• _What the task asks_
Reproduce the material word for word; the images stay out.

━━━━━━━━

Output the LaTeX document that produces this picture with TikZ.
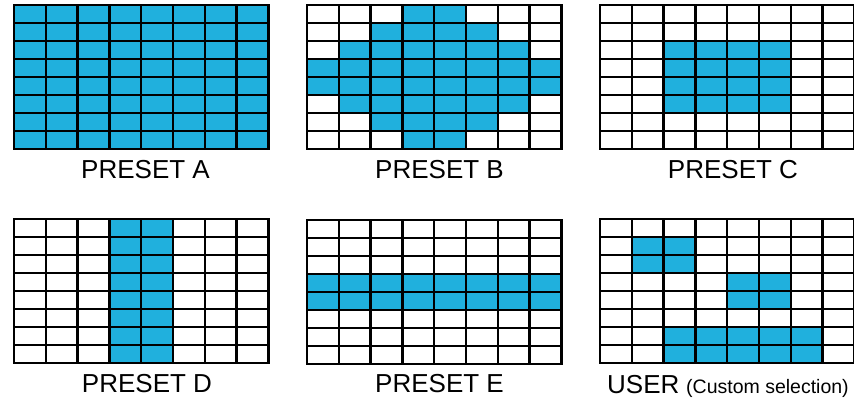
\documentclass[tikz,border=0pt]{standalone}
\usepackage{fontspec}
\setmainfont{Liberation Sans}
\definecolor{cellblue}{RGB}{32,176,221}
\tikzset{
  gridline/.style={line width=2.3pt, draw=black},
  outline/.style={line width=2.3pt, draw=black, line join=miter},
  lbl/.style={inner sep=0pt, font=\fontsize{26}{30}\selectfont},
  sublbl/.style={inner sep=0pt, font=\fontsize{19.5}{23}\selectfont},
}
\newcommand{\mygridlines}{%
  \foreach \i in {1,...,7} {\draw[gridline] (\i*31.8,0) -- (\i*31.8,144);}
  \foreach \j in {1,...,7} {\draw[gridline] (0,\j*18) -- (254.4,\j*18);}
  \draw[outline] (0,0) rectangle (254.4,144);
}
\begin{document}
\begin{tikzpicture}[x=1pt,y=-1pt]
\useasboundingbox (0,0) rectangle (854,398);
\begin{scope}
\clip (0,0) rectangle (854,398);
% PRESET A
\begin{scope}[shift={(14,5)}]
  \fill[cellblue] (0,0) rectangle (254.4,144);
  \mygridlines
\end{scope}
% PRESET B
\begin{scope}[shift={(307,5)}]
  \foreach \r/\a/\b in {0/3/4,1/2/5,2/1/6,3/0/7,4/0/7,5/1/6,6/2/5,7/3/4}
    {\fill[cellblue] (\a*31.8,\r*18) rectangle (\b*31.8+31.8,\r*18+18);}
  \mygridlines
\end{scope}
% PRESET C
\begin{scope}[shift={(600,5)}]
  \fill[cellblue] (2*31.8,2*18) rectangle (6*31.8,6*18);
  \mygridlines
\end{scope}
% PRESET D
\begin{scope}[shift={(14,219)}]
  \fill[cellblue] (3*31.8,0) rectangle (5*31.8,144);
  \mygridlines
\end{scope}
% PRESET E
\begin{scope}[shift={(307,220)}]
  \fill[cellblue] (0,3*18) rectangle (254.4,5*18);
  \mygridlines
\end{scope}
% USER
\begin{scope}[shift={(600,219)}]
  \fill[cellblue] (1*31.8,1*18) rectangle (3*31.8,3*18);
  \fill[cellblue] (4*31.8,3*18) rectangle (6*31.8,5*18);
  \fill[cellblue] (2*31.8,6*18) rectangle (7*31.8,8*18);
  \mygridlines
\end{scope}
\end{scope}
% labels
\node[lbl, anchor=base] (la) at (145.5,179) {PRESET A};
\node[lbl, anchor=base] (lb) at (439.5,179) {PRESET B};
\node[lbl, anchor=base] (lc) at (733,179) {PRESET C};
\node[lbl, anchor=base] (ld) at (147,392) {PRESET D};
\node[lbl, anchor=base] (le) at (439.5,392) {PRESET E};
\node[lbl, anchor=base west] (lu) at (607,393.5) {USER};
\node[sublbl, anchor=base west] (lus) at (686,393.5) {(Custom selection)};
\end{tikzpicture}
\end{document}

━━━━━━━━

• _Answer to this task_
Output the LaTeX document that produces this picture with TikZ.
\documentclass[tikz,border=0pt]{standalone}
\usepackage{fontspec}
\setmainfont{Liberation Sans}
\definecolor{cellblue}{RGB}{32,176,221}
\tikzset{
  gridline/.style={line width=2.3pt, draw=black},
  outline/.style={line width=2.3pt, draw=black, line join=miter},
  lbl/.style={inner sep=0pt, font=\fontsize{26}{30}\selectfont},
  sublbl/.style={inner sep=0pt, font=\fontsize{19.5}{23}\selectfont},
}
\newcommand{\mygridlines}{%
  \foreach \i in {1,...,7} {\draw[gridline] (\i*31.8,0) -- (\i*31.8,144);}
  \foreach \j in {1,...,7} {\draw[gridline] (0,\j*18) -- (254.4,\j*18);}
  \draw[outline] (0,0) rectangle (254.4,144);
}
\begin{document}
\begin{tikzpicture}[x=1pt,y=-1pt]
\useasboundingbox (0,0) rectangle (854,398);
\begin{scope}
\clip (0,0) rectangle (854,398);
% PRESET A
\begin{scope}[shift={(14,5)}]
  \fill[cellblue] (0,0) rectangle (254.4,144);
  \mygridlines
\end{scope}
% PRESET B
\begin{scope}[shift={(307,5)}]
  \foreach \r/\a/\b in {0/3/4,1/2/5,2/1/6,3/0/7,4/0/7,5/1/6,6/2/5,7/3/4}
    {\fill[cellblue] (\a*31.8,\r*18) rectangle (\b*31.8+31.8,\r*18+18);}
  \mygridlines
\end{scope}
% PRESET C
\begin{scope}[shift={(600,5)}]
  \fill[cellblue] (2*31.8,2*18) rectangle (6*31.8,6*18);
  \mygridlines
\end{scope}
% PRESET D
\begin{scope}[shift={(14,219)}]
  \fill[cellblue] (3*31.8,0) rectangle (5*31.8,144);
  \mygridlines
\end{scope}
% PRESET E
\begin{scope}[shift={(307,220)}]
  \fill[cellblue] (0,3*18) rectangle (254.4,5*18);
  \mygridlines
\end{scope}
% USER
\begin{scope}[shift={(600,219)}]
  \fill[cellblue] (1*31.8,1*18) rectangle (3*31.8,3*18);
  \fill[cellblue] (4*31.8,3*18) rectangle (6*31.8,5*18);
  \fill[cellblue] (2*31.8,6*18) rectangle (7*31.8,8*18);
  \mygridlines
\end{scope}
\end{scope}
% labels
\node[lbl, anchor=base] (la) at (145.5,179) {PRESET A};
\node[lbl, anchor=base] (lb) at (439.5,179) {PRESET B};
\node[lbl, anchor=base] (lc) at (733,179) {PRESET C};
\node[lbl, anchor=base] (ld) at (147,392) {PRESET D};
\node[lbl, anchor=base] (le) at (439.5,392) {PRESET E};
\node[lbl, anchor=base west] (lu) at (607,393.5) {USER};
\node[sublbl, anchor=base west] (lus) at (686,393.5) {(Custom selection)};
\end{tikzpicture}
\end{document}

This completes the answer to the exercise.